Só resta ouvi-la, abaixo, conferindo a letra, a seguir:
Boi de negro
Moisés Colares/ Raurison Nascimento/ Frank Azevedo/ Ricardo Linhares
Afro brasileiro, vindo de além-mar
Desembarcou nas senzalas do meu Brasil colonial
Cultura africana transfigurada em mitos
Nas lendas e estórias se fez meu bumba meu boi
Ginga boi
De Zulu a Zumbi
Gira boi
Afro-parintin
Resistência de um povo Brasil (BIS)
Maracá, pandeirão, tamborinho
Meu tambor é de fogo é de onça (BIS)
E dança o miolo debaixo do mito popular
Yorubá, ijexá, é zabumba boi-bumbá
Bumba-meu-boi
Sangue África na minha dança e na minha festa (BIS)
(Texto: Erick Nakanomi. Declama Rômulo Vieira – Quilombo Urbano de São Benedito, Praça 14)

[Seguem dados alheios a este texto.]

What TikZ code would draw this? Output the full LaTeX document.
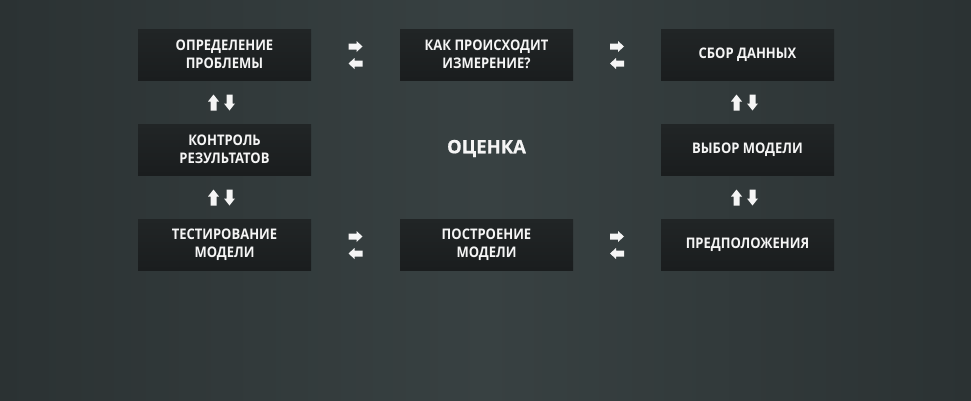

É o saber ancestral nascido de ventre África
Parido, plantado, roubado e negado
É o canto quebrado, manifesto
Que tremula o tambor e pulsa regando esse chão
É a festa de cabanos, de terreiro, rua e quintal
É arte, luta, resistência e revolução
(Alcione)
Afro brasileiro, vindo de além-mar
Desembarcou nas senzalas do meu Brasil pastoril
Cultura africana transfigurada em mitos
Nas lendas e estórias se fez meu bumba meu boi
Ginga boi
De Zulu a Zumbi
Gira boi
Afro-parintin
Resistência de um povo Brasil (BIS)
Maracá, pandeirão, tamborinho
Meu tambor é de fogo é de onça (BIS)
(David)
E dança o miolo debaixo do mito popular
Yorubá, ijexá
É zabumba boi-bumbá
Bumba-meu-boi
Sangue África na minha dança e na minha festa (BIS
Boi de santo
Boi de negro
Boi de Cid
Brasileiro
O batuque
O gingado
Cantoria
Pai Francisco
Gazumbá
Catirina
E dança o miolo debaixo do mito popular
Yorubá, Ijexá, é zabumba, boi-bumbá, bumba-meu-boi
Sangue África
Na minha dança e na minha festa (BIS)
Sangue África!!!!
Somente uma observação: o Quilombo do Barranco de São Benedito não é o único Quilombo Urbano do Brasil. O primeiro quilombo urbano do Brasil é o da Família Silva, no Rio Grande do Sul.